College fund blues
The market has ravaged 529 savings plans. Here's how to get back on track.
(Fortune Magazine) -- Last April, anticipating the first tuition check she'd be writing to the University of Puget Sound, Kathryn Pett shifted her 18-year-old daughter's 529 college savings plan out of stocks and into the equivalent of a money market fund. Boy, is she glad she did. Since then the equity portions of those state-sponsored plans, where your after-tax contributions grow tax-free, have crashed along with the rest of the market.
But Pett hasn't escaped the downturn entirely. She still has stock-heavy 529s for her 7- and 8-year-old sons. "I don't know how much they're down," says the Salt Lake City attorney. "I haven't wanted to look."
Maybe it's time to open that envelope. While the stock market isn't likely to bounce back quickly, parents can take advantage of some smart strategies for getting the most out of their 529s in the long run.

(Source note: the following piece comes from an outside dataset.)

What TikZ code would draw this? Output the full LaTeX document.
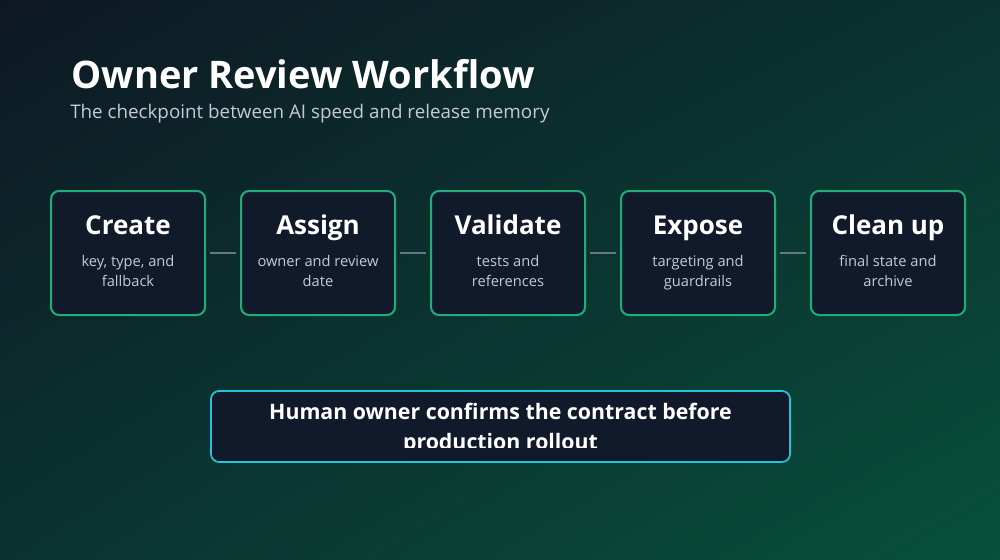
\documentclass[tikz,border=0pt]{standalone}
\usepackage{fontspec}
\setmainfont{Open Sans}
\usetikzlibrary{shadings}
\begin{document}
\begin{tikzpicture}[x=0.75pt,y=-0.75pt,
  stepbox/.style={draw=stepc,line width=1.5pt,fill=boxc,rounded corners=6pt,minimum width=154*0.75pt,minimum height=124*0.75pt,inner sep=0pt},
  ttl/.style={text=white,font=\fontsize{19.5}{22}\selectfont\bfseries,anchor=base,inner sep=0pt},
  sub/.style={text=subc,font=\fontsize{11}{15}\selectfont,anchor=base,inner sep=0pt},
  link/.style={draw=linkc,line width=2.2pt}]
\definecolor{stepc}{HTML}{1FAE7A}
\definecolor{boxc}{HTML}{111A2B}
\definecolor{subc}{HTML}{C3CBD6}
\definecolor{linkc}{HTML}{66797F}
\definecolor{bgA}{HTML}{0E1823}
\definecolor{bgB}{HTML}{07503A}
\definecolor{bgM}{HTML}{0B3230}
\definecolor{cyanc}{HTML}{22C3DC}
\useasboundingbox (0,0) rectangle (1000,560);
\shade[upper left=bgA,lower right=bgB,upper right=bgM,lower left=bgM] (0,0) rectangle (1000,560);
\node[anchor=base west,text=white,font=\fontsize{28.5}{32}\selectfont\bfseries,inner sep=0pt] (title) at (71,89) {Owner Review Workflow};
\node[anchor=base west,text=subc,font=\fontsize{14.1}{18}\selectfont,inner sep=0pt] (subt) at (70,118) {The checkpoint between AI speed and release memory};
\foreach \i/\t/\a/\b [count=\n] in {128/Create/{key, type, and}/fallback,318/Assign/{owner and review}/date,508/Validate/{tests and}/references,698/Expose/{targeting and}/guardrails,888/Clean up/{final state and}/archive}{
  \node[stepbox] (s\n) at (\i,253) {};
  \node[ttl] (t\n) at (\i,234) {\t};
  \node[sub] (d\n) at (\i,266) {\a};
  \node[sub] (e\n) at (\i,286) {\b};
}
\foreach \p/\q in {1/2,2/3,3/4,4/5}{\draw[link] ([xshift=3pt]s\p.east) -- ([xshift=-3pt]s\q.west);}
\node[draw=cyanc,line width=1.3pt,fill=boxc,rounded corners=6pt,minimum width=579*0.75pt,minimum height=71*0.75pt] (bot) at (500.5,426.5) {};
\begin{scope}
\clip (212,393) rectangle (789,447);
\node[text=white,font=\fontsize{16}{21}\selectfont\bfseries,anchor=base,inner sep=0pt] (b1) at (500.5,419) {Human owner confirms the contract before};
\node[text=white,font=\fontsize{16}{21}\selectfont\bfseries,anchor=base,inner sep=0pt] (b2) at (500.5,449) {production rollout};
\end{scope}
\end{tikzpicture}
\end{document}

As the stock market swooned in October, many investors piled into the most conservative options offered by 529s - money markets, certificates of deposit, stable-value funds. But even if you're war-weary, it might not make sense to abandon stocks. Nationally the cost of tuition has risen at roughly twice the rate of inflation. Investing your savings in low-yielding T-bills won't be adequate to meet future obligations.
One option for the nervous is to leave your current balances where they are and allocate any new contributions to cash equivalents. While 529s let you switch how your existing money is invested just once a year, in most plans you can redirect new deposits at any time. If the market starts to rebound, you can quickly start adding to your stock stake again.
Not everyone, of course, is so gun-shy. In fact, some people think the market is cheap and now is the right time to buy big. As Lynne Ward, director of Utah's 529, has watched investors decamp into the plan's cash-like option, she's also noticed a handful of investors moving large blocks of money into the S&P 500 index fund. "Some people," she says, "are buying low."
If that's what your brain is telling you to do, but your heart is still palpitating from the last drop in the Dow, one strategy is good old dollar-cost averaging. By investing a fixed amount at regular intervals, you can help insulate your portfolio from sudden dramatic falls in the stock market because more shares get purchased when prices are low, and fewer shares get bought when prices are high.
With most 529s it's easy enough to set up an automatic withdrawal from your bank account - a $200-a-month debit is less jarring than a $2,400 check on Jan. 1.
The bulk of 529 funds are kept in "age-based" portfolios, which are designed to tack more toward bonds as your kids get closer to college. That makes sense. But different plans have different ideas about how that should shake out.
Joseph Hurley, founder of Bankrate's Savingforcollege.com, a site that compares 529s, analyzed dozens of plans and found the stock exposure for students on the cusp of college ranged from zero to 75%. Make sure your plan fits your tolerance for risk.
Most parents would be horrified to learn that three-quarters of their college savings were in stocks just as Junior's going to need the money. Age-based portfolios may seem like a no-brainer, but "you still have to manage your money," says fee-only financial planner Fred Amrein of Wynnewood, Pa.
If you prefer more certainty in these turbulent times, consider a prepaid-tuition plan offered by your state. If you pay the price of tuition today - in a lump sum or in monthly installments - you will be covered for the cost of tuition at your state college or university when your child is ready to attend.
While not as sexy as investment accounts, state-run prepaid plans do help hedge against tuition inflation without all the market risk. The downside is as it always has been: You have to commit years in advance to your kid's going to a state school.
If that's not to your choosing, you might instead opt for the TIAA-CREF-run Independent 529, which sells tuition credits for 274 private universities. But again, unless you're willing to tell your child your savings can help pay for Princeton but not Yale, it's a gamble.
Some parents, fed up with poor performance and limited investment options, have considered closing their 529 plans. The consequences can be harsh. Unless you're lucky - lucky? - enough to have a portfolio that's underwater, you'll need to pay federal income tax and a 10% penalty on any gains. And besides, where else can you find an investment vehicle that lets your savings grow tax-free?